Sie ist die Mutter der Sebitti, einer Gruppe sieben kleinerer Gottheiten in der babylonischen und akkadischen Tradition. Sebitti heißt auch ein Siebengestirn.
Als „Sternengöttin“ ist Išḫara eng mit den Göttinnen Ischtar und auch mit Astarte verbunden. Die Mythen dieser drei Göttinnen verschmelzen oft miteinander.
Als Fruchtbarkeits- und Vegetationsgöttin ist Išḫara aber auch durch und durch erdverbunden. In Ebla ist der 11. Monat, das ist der Monat der Aussaat nach ihr benannt.

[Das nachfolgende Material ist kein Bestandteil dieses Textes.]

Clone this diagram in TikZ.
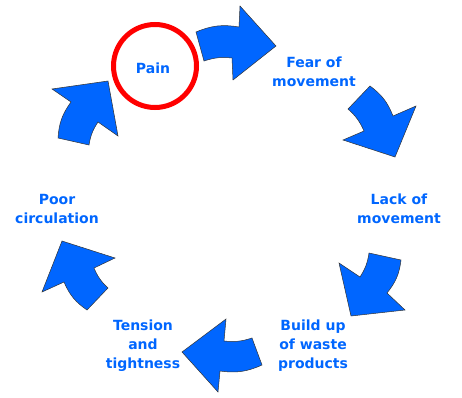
\documentclass[tikz,border=0pt]{standalone}
\usepackage{fontspec}
\setmainfont{DejaVu Sans}
\definecolor{cycleblue}{HTML}{0066FF}
\definecolor{painred}{HTML}{FF0000}
\begin{document}
\begin{tikzpicture}[x=1pt,y=1pt,
  label/.style={font=\bfseries\fontsize{14}{19}\selectfont, text=cycleblue, align=center, inner sep=0pt},
  cyclearrow/.style={fill=cycleblue, draw=black!80, line width=0.5pt, line join=miter},
  outerarc/.style={bend left=#1},
  innerarc/.style={bend right=#1}]
\useasboundingbox (0,0) rectangle (462,397);

% stages of the cycle
\node[draw=painred, line width=5pt, circle, minimum size=83pt] (painring) at (155,331) {};
\node[label] (pain) at (153,329) {Pain};
\node[label] (fear) at (314,325) {Fear of\\movement};
\node[label] (lack) at (399,188) {Lack of\\movement};
\node[label] (waste) at (313,51) {Build up\\of waste\\products};
\node[label] (tension) at (143,51) {Tension\\and\\tightness};
\node[label] (poor) at (57,188) {Poor\\circulation};

% curved block arrows between the stages
\draw[cyclearrow] (196,365) to[outerarc=16] (239,370) -- (240,391) -- (276,351)
  -- (233,317) -- (232,339) to[innerarc=12] (204,336) -- cycle;
\draw[cyclearrow] (370,311) to[outerarc=16] (393,281) -- (416,291) -- (395,240)
  -- (343,257) -- (364,266) to[innerarc=12] (348,288) -- cycle;
\draw[cyclearrow] (401,137) to[outerarc=16] (387,104) -- (405,87) -- (351,81)
  -- (339,134) -- (360,120) to[innerarc=12] (369,144) -- cycle;
\draw[cyclearrow] (262,32) to[outerarc=16] (220,26) -- (218,5) -- (182,45)
  -- (226,78) -- (224,56) to[innerarc=12] (252,59) -- cycle;
\draw[cyclearrow] (87,87) to[outerarc=16] (64,115) -- (42,105) -- (62,156)
  -- (115,139) -- (94,129) to[innerarc=12] (108,109) -- cycle;
\draw[cyclearrow] (58,259) to[outerarc=16] (71,295) -- (52,308) -- (108,316)
  -- (118,261) -- (98,275) to[innerarc=12] (89,252) -- cycle;
\end{tikzpicture}
\end{document}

Etymologisch könnte sich ihr Namen vom akkadischen Wort „šeru(m) für Morgen ableiten, ugaritisch šhr und hebräisch šahar – Morgenröte.

Der Reichtum ihrer Tempel

Es gibt Aufzeichnungen, die sowohl Tempel, wie auch Rituale für die Göttin Išḫara belegen. Dazu gehören auch lange Bestandslisten an Material, denn zu ihren Tempeln gehörten auch Weingärten, Olivenhaine, Gemüsegärten sowie Getreidefelder und Viehherden. Die Bestandslisten umfassen auch Tempelgerätschaften, wie Kleider und Bronzegegenstände für die Göttin und auch ihre Priesterinnen und Priester wurden reichlich mit Silber und kostbaren Gewändern versorgt.
Einem Kultreformtextes des Königs Šuppiluliuma zufolge trägt die Statue der Išḫara von Niriša wertvolle Kleidung und ist mit Gold und Silber verziert. Im hethitischen (h)išuwa-Festritual trägt sie rotes Gewand – die Farbe der Lebenskraft.
Texte aus Ebla führen folgenden Materialien zur Herstellung eines Išḫara-Bildnisses auf: 10 Sekel Silber, 1,5 Sekel Gold, zusätzlich 7 Sekel Silber für ihr Angesicht, ihren Gürtel und ihre Bänder, 2 große Ohrringe und feine Stoffe und Gewänder.